**EXERCISE BRIEF**
Only the pictures are left out: repeat the rest of the entries exactly.

**ENTRIES**
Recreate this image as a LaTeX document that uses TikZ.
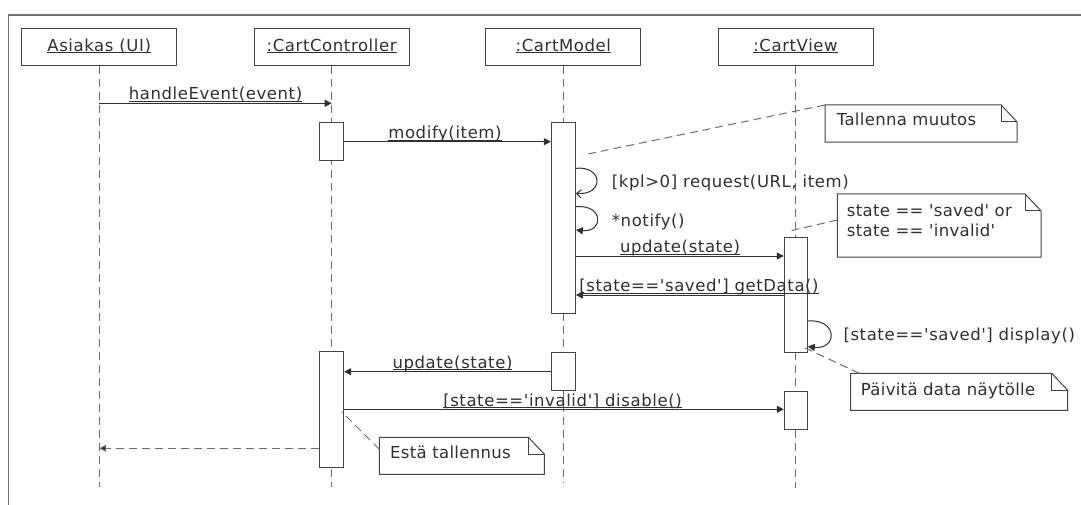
\documentclass[tikz,border=0pt]{standalone}
\usepackage{fontspec}
\newfontfamily\msgfont[LetterSpace=3.6]{DejaVu Sans}
\newfontfamily\notefont[LetterSpace=1.9]{DejaVu Sans}
\usetikzlibrary{arrows.meta}
\definecolor{ink}{HTML}{303030}
\definecolor{edge}{HTML}{444444}
\definecolor{dashc}{HTML}{6C6C6C}
\definecolor{framec}{HTML}{747474}
% underline drawn just below the baseline, as UML names and messages are shown
\newcommand\uline[1]{\setbox0=\hbox{#1}\rlap{\color{ink}\rule[-1.7pt]{\wd0}{0.75pt}}\box0}
% note outline with a folded top-right corner
\newcommand\notefold[1]{%
  \draw[noteline] (#1.north west) -- ([xshift=-16pt]#1.north east)
    -- ([yshift=-17pt]#1.north east) -- (#1.south east) -- (#1.south west) -- cycle;
  \draw[noteline] ([xshift=-16pt]#1.north east) -- ([xshift=-16pt,yshift=-17pt]#1.north east)
    -- ([yshift=-17pt]#1.north east);}
\begin{document}
\begin{tikzpicture}[x=1pt,y=-1pt,
  font=\msgfont\fontsize{16.5}{19}\selectfont,
  head/.style={draw=edge, line width=1pt, fill=white, minimum width=155pt,
    minimum height=36.7pt, inner sep=0pt, text=ink, text height=12pt, text depth=2.5pt},
  act/.style={draw=edge, line width=1pt, fill=white, minimum width=24pt, inner sep=0pt},
  lifeline/.style={draw=dashc, line width=1pt, dash pattern=on 8pt off 5pt},
  msg/.style={draw=ink, line width=1pt, -{Triangle[length=7pt,width=7pt]}},
  openmsg/.style={draw=ink, line width=1pt, -{Straight Barb[length=4.5pt,width=8pt]}},
  ret/.style={draw=dashc, line width=1pt, dash pattern=on 8pt off 5pt,
    -{Triangle[length=7pt,width=7pt,fill=ink]}},
  mlabel/.style={anchor=base, inner sep=0pt, text=ink},
  slabel/.style={anchor=base west, inner sep=0pt, text=ink},
  notebox/.style={anchor=north west, inner sep=0pt, draw=none},
  notetext/.style={anchor=base west, inner sep=0pt, text=ink,
    font=\notefont\fontsize{16.5}{19}\selectfont},
  notelink/.style={draw=dashc, line width=1pt, dash pattern=on 8pt off 5pt},
  noteline/.style={draw=edge, line width=1pt}]

\useasboundingbox (0,0) rectangle (1081,505);
\fill[white] (0,0) rectangle (1081,505);

% diagram frame
\draw[framec, line width=1.3pt] (1081,15) -- (8.3,15) -- (8.3,505);

% participants
\node[head] (ui) at (99.2,46.7) {\uline{Asiakas (UI)}};
\node[head] (cc) at (331.65,46.7) {\uline{:CartController}};
\node[head] (cm) at (563.35,46.7) {\uline{:CartModel}};
\node[head] (cv) at (795.5,46.7) {\uline{:CartView}};

% lifelines
\draw[lifeline] (ui.south) -- (ui |- 0,487.3);
\draw[lifeline] (cc.south) -- (cc |- 0,487.3);
\draw[lifeline] (cm.south) -- (cm |- 0,483.3);
\draw[lifeline] (cv.south) -- (cv |- 0,488.3);

% activation bars
\node[act, minimum height=38.3pt] (c1) at (cc |- 0,141.85) {};
\node[act, minimum height=190.6pt] (m1) at (cm |- 0,218) {};
\node[act, minimum width=23pt, minimum height=115pt] (v1) at (795.8,294.8) {};
\node[act, minimum height=38.4pt] (m2) at (cm |- 0,371.5) {};
\node[act, minimum height=115.6pt] (c2) at (cc |- 0,409.5) {};
\node[act, minimum width=23pt, minimum height=38.3pt] (v2) at (795.8,410.15) {};

% messages
\draw[msg] (ui |- 0,103.3) -- (cc |- 0,103.3);
\node[mlabel] (lh) at (215.5,100) {\uline{handleEvent(event)}};

\draw[msg] (c1.east |- 0,141.7) -- (m1.west |- 0,141.7);
\node[mlabel] (lm) at (445,139) {\uline{modify(item)}};

\draw[openmsg] (m1.east |- 0,168.3) .. controls +(28,-2.5) and +(28,2.5) .. (m1.east |- 0,193.3);
\node[slabel] (lr) at (611.7,188) {[kpl>0] request(URL, item)};

\draw[msg] (m1.east |- 0,206.7) .. controls +(28,-2.5) and +(28,2.5) .. (m1.east |- 0,230);
\node[slabel] (ln) at (611.7,226.7) {*notify()};

\draw[msg] (m1.east |- 0,256) -- (v1.west |- 0,256);
\node[mlabel] (lu) at (680,252.6) {\uline{update(state)}};

\draw[msg] (v1.west |- 0,295) -- (m1.east |- 0,295);
\node[mlabel] (lg) at (699,291.7) {\uline{[state=='saved'] getData()}};

\draw[msg] (v1.east |- 0,321) .. controls +(30,-2.5) and +(30,3) .. (v1.east |- 0,346.7);
\node[slabel] (ld) at (843.3,340) {[state=='saved'] display()};

\draw[msg] (m2.west |- 0,371.7) -- (c2.east |- 0,371.7);
\node[mlabel] (lu2) at (452.5,368) {\uline{update(state)}};

\draw[msg] (c2.east |- 0,409.3) -- (v2.west |- 0,409.3);
\node[mlabel] (ls) at (562.5,406.5) {\uline{[state=='invalid'] disable()}};

\draw[ret] (c2.west |- 0,448.3) -- (ui |- 0,448.3);

% notes
\node[notebox, minimum width=191.7pt, minimum height=36.7pt] (n1) at (825,105) {};
\notefold{n1}
\node[notetext] (t1) at (836.7,126) {Tallenna muutos};
\coordinate (a1) at (583,155);
\draw[notelink] (n1.north west) -- (a1);

\node[notebox, minimum width=203.4pt, minimum height=62.7pt] (n2) at (837.3,194) {};
\notefold{n2}
\node[notetext] (t2) at (846.7,216)
  {\vtop{\baselineskip=20.7pt\hbox{state == 'saved' or}\hbox{state == 'invalid'}}};
\coordinate (a2) at (786.7,231.7);
\draw[notelink] (n2.west |- 0,220) -- (a2);

\node[notebox, minimum width=216.6pt, minimum height=36.7pt] (n3) at (850.7,373.3) {};
\notefold{n3}
\node[notetext] (t3) at (860.7,395) {Päivitä data näytölle};
\coordinate (a3) at (803,347);
\draw[notelink] ([xshift=8.6pt]n3.north west) -- (a3);

\node[notebox, minimum width=164.7pt, minimum height=36.7pt] (n4) at (379.3,437.3) {};
\notefold{n4}
\node[notetext] (t4) at (390,458.3) {Estä tallennus};
\coordinate (a4) at (341.7,411.7);
\draw[notelink] (n4.west |- 0,449.3) -- (a4);
\end{tikzpicture}
\end{document}
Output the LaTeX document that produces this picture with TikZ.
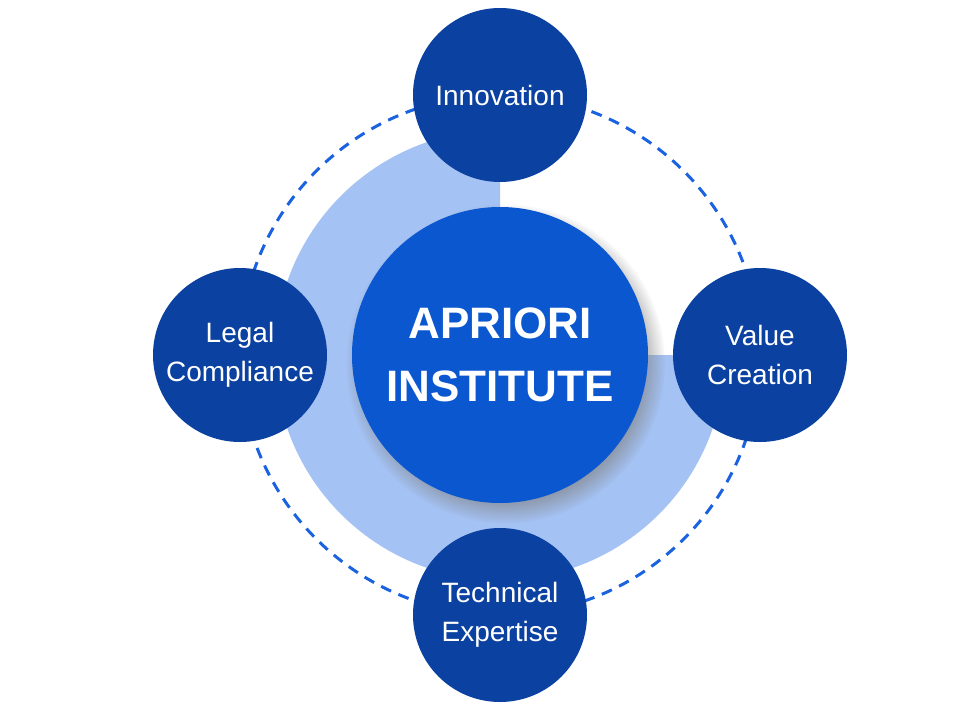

**WRITTEN SOLUTION**
Recreate this image as a LaTeX document that uses TikZ.
\documentclass[tikz,border=0pt]{standalone}
\usepackage{fontspec}
\newfontfamily\msgfont[LetterSpace=3.6]{DejaVu Sans}
\newfontfamily\notefont[LetterSpace=1.9]{DejaVu Sans}
\usetikzlibrary{arrows.meta}
\definecolor{ink}{HTML}{303030}
\definecolor{edge}{HTML}{444444}
\definecolor{dashc}{HTML}{6C6C6C}
\definecolor{framec}{HTML}{747474}
% underline drawn just below the baseline, as UML names and messages are shown
\newcommand\uline[1]{\setbox0=\hbox{#1}\rlap{\color{ink}\rule[-1.7pt]{\wd0}{0.75pt}}\box0}
% note outline with a folded top-right corner
\newcommand\notefold[1]{%
  \draw[noteline] (#1.north west) -- ([xshift=-16pt]#1.north east)
    -- ([yshift=-17pt]#1.north east) -- (#1.south east) -- (#1.south west) -- cycle;
  \draw[noteline] ([xshift=-16pt]#1.north east) -- ([xshift=-16pt,yshift=-17pt]#1.north east)
    -- ([yshift=-17pt]#1.north east);}
\begin{document}
\begin{tikzpicture}[x=1pt,y=-1pt,
  font=\msgfont\fontsize{16.5}{19}\selectfont,
  head/.style={draw=edge, line width=1pt, fill=white, minimum width=155pt,
    minimum height=36.7pt, inner sep=0pt, text=ink, text height=12pt, text depth=2.5pt},
  act/.style={draw=edge, line width=1pt, fill=white, minimum width=24pt, inner sep=0pt},
  lifeline/.style={draw=dashc, line width=1pt, dash pattern=on 8pt off 5pt},
  msg/.style={draw=ink, line width=1pt, -{Triangle[length=7pt,width=7pt]}},
  openmsg/.style={draw=ink, line width=1pt, -{Straight Barb[length=4.5pt,width=8pt]}},
  ret/.style={draw=dashc, line width=1pt, dash pattern=on 8pt off 5pt,
    -{Triangle[length=7pt,width=7pt,fill=ink]}},
  mlabel/.style={anchor=base, inner sep=0pt, text=ink},
  slabel/.style={anchor=base west, inner sep=0pt, text=ink},
  notebox/.style={anchor=north west, inner sep=0pt, draw=none},
  notetext/.style={anchor=base west, inner sep=0pt, text=ink,
    font=\notefont\fontsize{16.5}{19}\selectfont},
  notelink/.style={draw=dashc, line width=1pt, dash pattern=on 8pt off 5pt},
  noteline/.style={draw=edge, line width=1pt}]

\useasboundingbox (0,0) rectangle (1081,505);
\fill[white] (0,0) rectangle (1081,505);

% diagram frame
\draw[framec, line width=1.3pt] (1081,15) -- (8.3,15) -- (8.3,505);

% participants
\node[head] (ui) at (99.2,46.7) {\uline{Asiakas (UI)}};
\node[head] (cc) at (331.65,46.7) {\uline{:CartController}};
\node[head] (cm) at (563.35,46.7) {\uline{:CartModel}};
\node[head] (cv) at (795.5,46.7) {\uline{:CartView}};

% lifelines
\draw[lifeline] (ui.south) -- (ui |- 0,487.3);
\draw[lifeline] (cc.south) -- (cc |- 0,487.3);
\draw[lifeline] (cm.south) -- (cm |- 0,483.3);
\draw[lifeline] (cv.south) -- (cv |- 0,488.3);

% activation bars
\node[act, minimum height=38.3pt] (c1) at (cc |- 0,141.85) {};
\node[act, minimum height=190.6pt] (m1) at (cm |- 0,218) {};
\node[act, minimum width=23pt, minimum height=115pt] (v1) at (795.8,294.8) {};
\node[act, minimum height=38.4pt] (m2) at (cm |- 0,371.5) {};
\node[act, minimum height=115.6pt] (c2) at (cc |- 0,409.5) {};
\node[act, minimum width=23pt, minimum height=38.3pt] (v2) at (795.8,410.15) {};

% messages
\draw[msg] (ui |- 0,103.3) -- (cc |- 0,103.3);
\node[mlabel] (lh) at (215.5,100) {\uline{handleEvent(event)}};

\draw[msg] (c1.east |- 0,141.7) -- (m1.west |- 0,141.7);
\node[mlabel] (lm) at (445,139) {\uline{modify(item)}};

\draw[openmsg] (m1.east |- 0,168.3) .. controls +(28,-2.5) and +(28,2.5) .. (m1.east |- 0,193.3);
\node[slabel] (lr) at (611.7,188) {[kpl>0] request(URL, item)};

\draw[msg] (m1.east |- 0,206.7) .. controls +(28,-2.5) and +(28,2.5) .. (m1.east |- 0,230);
\node[slabel] (ln) at (611.7,226.7) {*notify()};

\draw[msg] (m1.east |- 0,256) -- (v1.west |- 0,256);
\node[mlabel] (lu) at (680,252.6) {\uline{update(state)}};

\draw[msg] (v1.west |- 0,295) -- (m1.east |- 0,295);
\node[mlabel] (lg) at (699,291.7) {\uline{[state=='saved'] getData()}};

\draw[msg] (v1.east |- 0,321) .. controls +(30,-2.5) and +(30,3) .. (v1.east |- 0,346.7);
\node[slabel] (ld) at (843.3,340) {[state=='saved'] display()};

\draw[msg] (m2.west |- 0,371.7) -- (c2.east |- 0,371.7);
\node[mlabel] (lu2) at (452.5,368) {\uline{update(state)}};

\draw[msg] (c2.east |- 0,409.3) -- (v2.west |- 0,409.3);
\node[mlabel] (ls) at (562.5,406.5) {\uline{[state=='invalid'] disable()}};

\draw[ret] (c2.west |- 0,448.3) -- (ui |- 0,448.3);

% notes
\node[notebox, minimum width=191.7pt, minimum height=36.7pt] (n1) at (825,105) {};
\notefold{n1}
\node[notetext] (t1) at (836.7,126) {Tallenna muutos};
\coordinate (a1) at (583,155);
\draw[notelink] (n1.north west) -- (a1);

\node[notebox, minimum width=203.4pt, minimum height=62.7pt] (n2) at (837.3,194) {};
\notefold{n2}
\node[notetext] (t2) at (846.7,216)
  {\vtop{\baselineskip=20.7pt\hbox{state == 'saved' or}\hbox{state == 'invalid'}}};
\coordinate (a2) at (786.7,231.7);
\draw[notelink] (n2.west |- 0,220) -- (a2);

\node[notebox, minimum width=216.6pt, minimum height=36.7pt] (n3) at (850.7,373.3) {};
\notefold{n3}
\node[notetext] (t3) at (860.7,395) {Päivitä data näytölle};
\coordinate (a3) at (803,347);
\draw[notelink] ([xshift=8.6pt]n3.north west) -- (a3);

\node[notebox, minimum width=164.7pt, minimum height=36.7pt] (n4) at (379.3,437.3) {};
\notefold{n4}
\node[notetext] (t4) at (390,458.3) {Estä tallennus};
\coordinate (a4) at (341.7,411.7);
\draw[notelink] (n4.west |- 0,449.3) -- (a4);
\end{tikzpicture}
\end{document}
Output the LaTeX document that produces this picture with TikZ.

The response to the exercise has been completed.